J’ai eu l’occasion d’y aller à plusieurs reprises, même si c’est plus compliqué avec le rugby. Mon père y était avec ma sœur au début du mois de juin. Mon père a une association pour aider son village d’enfance (NDLR, un Regard vers le sud). On entretient des liens très étroits avec le Togo.
Pour vous, est-ce de la curiosité ou le besoin de renouer avec les origines familiales ?
C’est un tout. Jeune, j’y suis allé trois fois, j’ai un petit peu vécu là-bas. Depuis tout petit, je vois mon père donner du temps et tout ce qu’il a pour aider au mieux son ancien village. Ça fait partie de mes racines, c’est important de savoir d’où on vient. Ça me tient à cœur, c’est le pays de mon père et je porte un nom d’origine togolaise. J’ai aussi un nom togolais : Amwoto Amemoyoto. C’est aussi inscrit sur ma carte d’identité. Mes amis proches à Mont-de-Marsan m’ont d’ailleurs surnommé « Amemo ».
« Petit, j’étais presque imbuvable (sourire) : je râlais tout le temps après l’arbitre. C’était presque maladif : dès qu’il y avait de l’enjeu, j’étais « un peu beaucoup » râleur. »
Un de vos anciens éducateurs à Peyrehorade décrit un « besogneux qui savait ce qu’il voulait », un « gagneur avec un gros tempérament ». Aviez-vous déjà une vision claire de ce que vous vouliez devenir ?
Au début, je voulais surtout prendre du plaisir avec mes potes. Mais quand j’ai vu que je me débrouillais, ça m’a forcément intéressé. J’ai d’ailleurs dû me calmer en grandissant.
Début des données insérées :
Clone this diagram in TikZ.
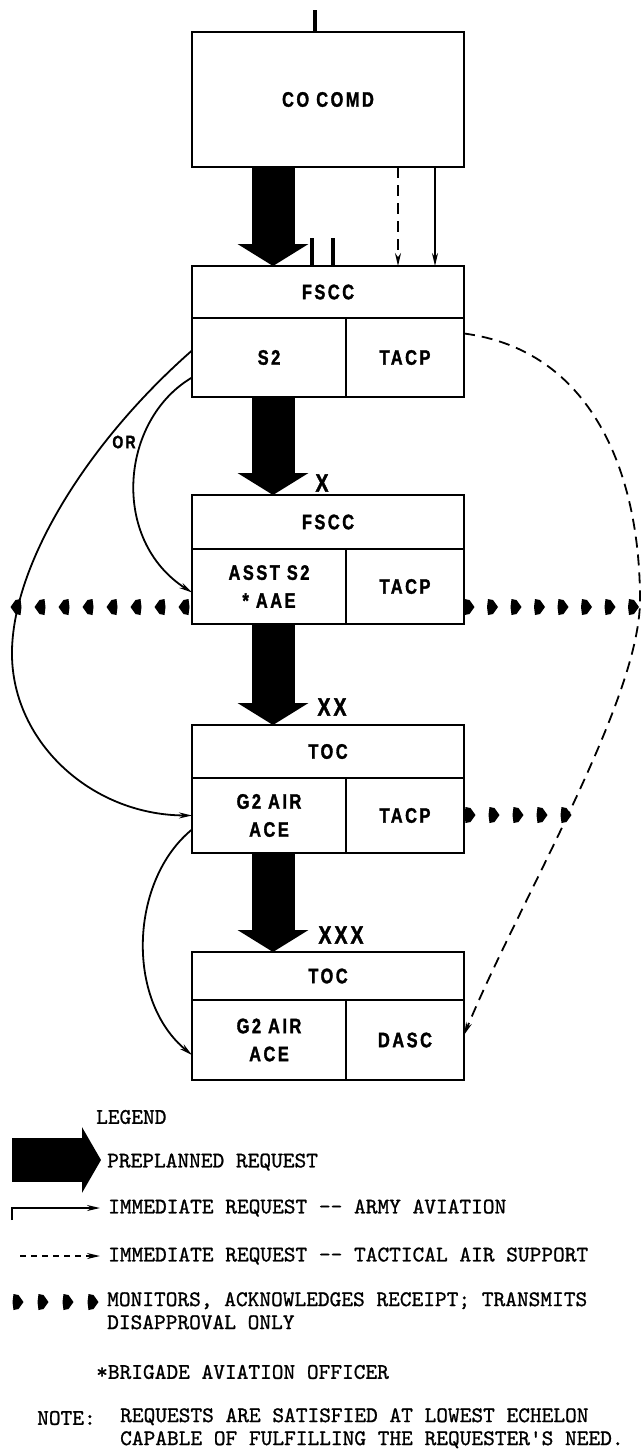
\documentclass[tikz,border=0pt]{standalone}
\usepackage{fontspec}
\usetikzlibrary{arrows.meta,positioning}
\newfontfamily\boxfont[FakeStretch=0.78,LetterSpace=12,BoldFeatures={FakeBold=1.5}]{Liberation Sans}
\newfontfamily\legendfont[FakeBold=1]{lmmono10-regular.otf}

\begin{document}
\begin{tikzpicture}[x=1pt,y=-1pt,
    box/.style={draw,line width=1.6pt,inner sep=0pt,outer sep=0pt,align=center,
      font=\boxfont\bfseries\fontsize{21}{28}\selectfont},
    cell/.style={box,anchor=north west},
    echelon/.style={inner sep=0pt,font=\boxfont\bfseries\fontsize{25}{25}\selectfont},
    preplan/.style={line width=43pt,-{Triangle[length=22pt,width=70pt]}},
    immed/.style={line width=1.8pt,-{Stealth[length=13pt,width=6pt]}},
    tacair/.style={immed,dash pattern=on 11pt off 7pt},
    stub/.style={line width=3.5pt},
    legendtext/.style={anchor=west,inner sep=0pt,align=left,
      font=\legendfont\fontsize{22.3}{23}\selectfont},
    monitor/.pic={\fill (-4.5,-8) -- (0.5,-7) -- (5.5,0) -- (0.5,7) -- (-4.5,8) -- (-5.5,0) -- cycle;}]
  \useasboundingbox (0,0) rectangle (641,1451);

  \node[box,minimum width=272pt,minimum height=135pt] (co) at (328,99.5) {CO COMD};

  \node[box,minimum width=272pt,minimum height=52pt] (f1) at (328,292) {FSCC};
  \node[cell,minimum width=154pt,minimum height=79pt] (f1s) at (f1.south west) {S2};
  \node[cell,minimum width=118pt,minimum height=79pt] (f1t) at (f1s.north east) {TACP};

  \node[box,minimum width=272pt,minimum height=54pt] (f2) at (328,522) {FSCC};
  \node[cell,minimum width=154pt,minimum height=75pt] (f2s) at (f2.south west) {ASST S2\\* AAE};
  \node[cell,minimum width=118pt,minimum height=75pt] (f2t) at (f2s.north east) {TACP};

  \node[box,minimum width=272pt,minimum height=53pt] (t1) at (328,751.5) {TOC};
  \node[cell,minimum width=154pt,minimum height=75pt] (t1s) at (t1.south west) {G2 AIR\\ACE};
  \node[cell,minimum width=118pt,minimum height=75pt] (t1t) at (t1s.north east) {TACP};

  \node[box,minimum width=272pt,minimum height=48pt] (t2) at (328,976) {TOC};
  \node[cell,minimum width=154pt,minimum height=80pt] (t2s) at (t2.south west) {G2 AIR\\ACE};
  \node[cell,minimum width=118pt,minimum height=80pt] (t2t) at (t2s.north east) {DASC};

  \draw[stub] ([xshift=-13pt]co.north) -- ++(0,-22);
  \draw[stub] ([xshift=-16pt]f1.north) -- ++(0,-28);
  \draw[stub] ([xshift=5pt]f1.north) -- ++(0,-28);

  \draw[preplan] ([xshift=-55pt]co.south) -- ([xshift=-55pt]f1.north);
  \draw[preplan] ([xshift=-55pt]f1s.south -| f1.south) -- ([xshift=-55pt]f2.north);
  \draw[preplan] ([xshift=-55pt]f2s.south -| f2.south) -- ([xshift=-55pt]t1.north);
  \draw[preplan] ([xshift=-55pt]t1s.south -| t1.south) -- ([xshift=-55pt]t2.north);

  \node[echelon] (x1) at (322,483) {X};
  \node[echelon] (x2) at (332,707) {XX};
  \node[echelon] (x3) at (341,935) {XXX};

  \draw[tacair] ([xshift=70pt]co.south) -- ([xshift=70pt]f1.north);
  \draw[immed] ([xshift=107pt]co.south) -- ([xshift=107pt]f1.north);

  \draw[immed] ([yshift=7pt]f1s.west) .. controls (90,440) and (14,560) .. (12,650)
    .. controls (10,740) and (90,815) .. (t1s.west);
  \node[echelon,font=\boxfont\bfseries\fontsize{18}{18}\selectfont] (or) at (124,442) {OR};
  \draw[immed] ([yshift=-20pt]f1s.west) .. controls (120,420) and (110,540) .. ([yshift=-6pt]f2s.west);
  \draw[immed] ([yshift=-14pt]t1s.west) .. controls (130,880) and (125,1000) .. ([yshift=-15pt]t2s.west);
  \draw[tacair] ([yshift=24pt]f1t.east) .. controls (590,350) and (640,470) .. (640,600)
    .. controls (640,700) and (520,900) .. ([yshift=5pt]t2t.east);

  \foreach \x in {16,40,...,184}
    \pic[xscale=-1] at (\x,607) {monitor};
  \foreach \x in {469,492.5,...,634}
    \pic at (\x,607) {monitor};
  \foreach \x in {470,494,...,566}
    \pic at (\x,815) {monitor};

  \node[legendtext] (legend) at (96,1117) {LEGEND};
  \coordinate (pa) at (12,1160);
  \coordinate (pb) at (101,1160);
  \draw[line width=44pt,-{Triangle[length=19pt,width=65pt]}] (pa) -- (pb);
  \node[legendtext] (lpre) at (107,1162) {PREPLANNED REQUEST};
  \coordinate (ia) at (12,1220);
  \coordinate (ib) at (100,1208);
  \draw[immed] (ia) |- (ib);
  \node[legendtext] (limm) at (108,1208) {IMMEDIATE REQUEST -{}- ARMY AVIATION};
  \coordinate (ta) at (20,1256);
  \coordinate (tb) at (100,1256);
  \draw[immed,dash pattern=on 6pt off 5pt] (ta) -- (tb);
  \node[legendtext] (ltac) at (108,1256) {IMMEDIATE REQUEST -{}- TACTICAL AIR SUPPORT};
  \foreach \x in {18,43,68,93}
    \pic at (\x,1302) {monitor};
  \node[legendtext,anchor=north west] (lmon) at (107,1292) {MONITORS, ACKNOWLEDGES RECEIPT; TRANSMITS\\DISAPPROVAL ONLY};
  \node[legendtext] (lbao) at (96,1372) {*BRIGADE AVIATION OFFICER};
  \node[legendtext] (note) at (37,1418) {NOTE:};
  \node[legendtext,anchor=north west] (lnote) at (120,1408) {REQUESTS ARE SATISFIED AT LOWEST ECHELON\\CAPABLE OF FULFILLING THE REQUESTER'S NEED.};
\end{tikzpicture}
\end{document}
Petit, j’étais presque imbuvable (sourire) : je râlais tout le temps après l’arbitre. C’était presque maladif. Dès qu’il y avait de l’enjeu, j’étais « un peu beaucoup » râleur. J’ai fait un gros travail sur ça. Heureusement.
Quand vous développez votre capacité à jouer à l’ouverture, à l’arrière ou à l’aile, est-ce que ça participe aussi de la vision de ce que vous voulez devenir ? Pour se faire une place en équipe de France, la polyvalence est importante…
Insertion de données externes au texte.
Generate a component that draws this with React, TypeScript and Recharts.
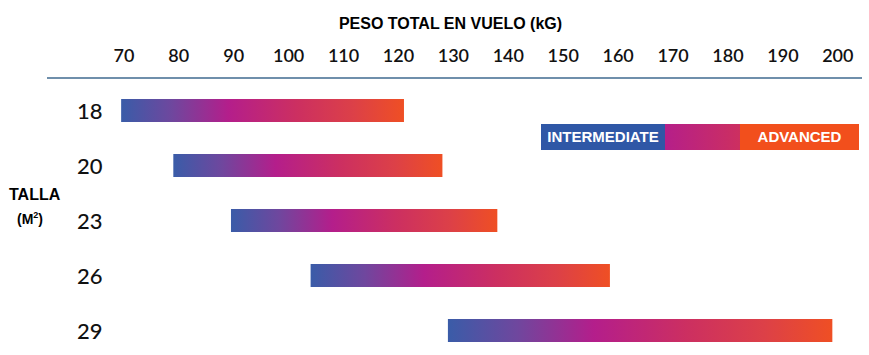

Ça, ce n’est pas moi qui décide. Mais clairement, j’ai grandi en jouant à plusieurs postes. J’ai été formé à l’ouverture à Peyrehorade. En arrivant à Mont-de-Marsan, j’ai joué la moitié de la saison au centre avec Léon Darricarrère. Je suis ensuite passé à l’arrière avant de glisser à l’aile en arrivant à Pau. Cette polyvalence fait partie de mon parcours, j’ai envie de la cultiver. Je suis très content d’avoir alterné entre le poste d’ailier et d’arrière cette saison. En ce qui concerne le numéro 10, j’ai plus dépanné cette saison. Mais avec plus d’expérience, j’ai l’ambition de pouvoir le faire de nouveau à l’avenir. Ce n’est pas un objectif à court terme.